Because of breach of these professional duties, the court
concluded borrower had made out a claim of tortious negligence against the
escrow agent. In dicta, the court noted
that other "involved professionals," with whom the borrower might
interract, such as real estate brokers and attornies, might also have similar
duties of care.
As to the lender, the court further held that the court
could conclude that the lender's failure to exercise "supervision and
oversight" over the mortgage broker made the broker the "alter
ego" of the lender, and consequently the lender would be liable
vicariously for the lender's fraud, including borrower's emotional distress and
punitive damages.
Remanded for a jury trial.
Comment 1: Whew!!
The editor's been warning and warning about the dangers of overreaction
to the concerns about predatory lending, and here, unhappily, is the forecast
case. There is nothing in this case
that goes too far afield from existing theory in other consumer and tort
contexts, and bringing the pieces all together to focus on lending
professionals perhaps was just a matter of time. Although this is just an April Fool's joke, we have here a
situation that could be coming to a court near you. And there is every reason to believe that lawyers engaged in
closings and title analysis are likely to be tarred with the same broad brush.
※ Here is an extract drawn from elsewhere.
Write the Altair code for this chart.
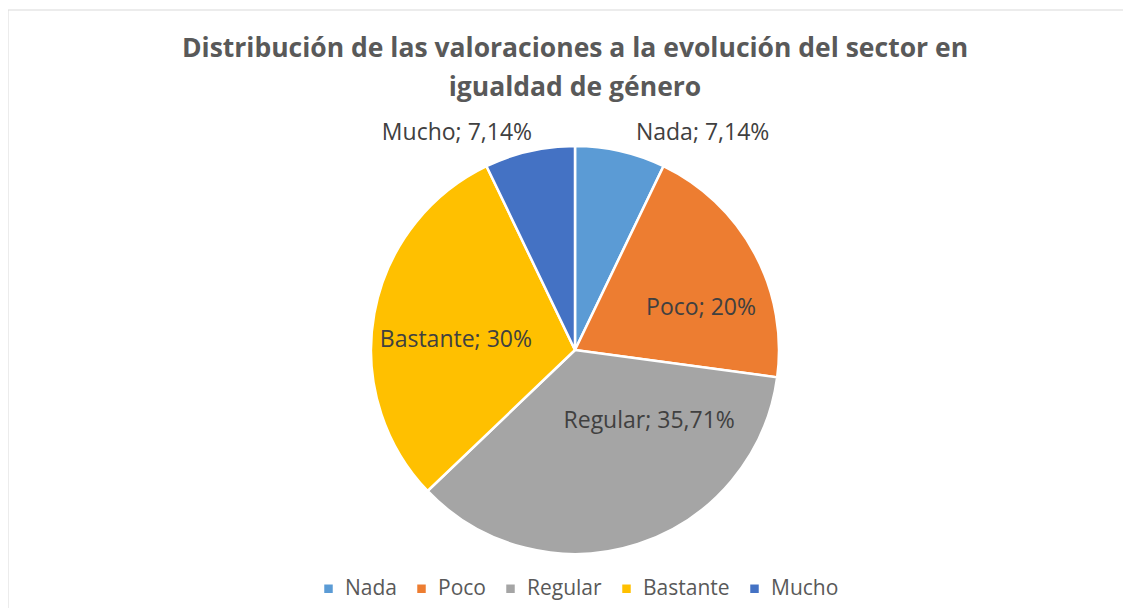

Comment 2: The editor is hearing on a regular basis from sophisticated friends that fully disclose their finances to mortgage brokers only to have the formal loan application come back to them far rosier than that disclosed. Some of editor's friends have insisted on revision of the documents. Others undoubtedly decided "they must know what they're doing," and, unwilling to suffer further delays in closing, signed what was put in front of them. Others, undoubtedly, sign without reading at all, trusting that the documents reflect what the verbal exchanges disclosed. Don't we all, to one degree or another, dumbly trust "the system" as modern consumers? Should the "system" then be liable when one of us is crushed under its wheels?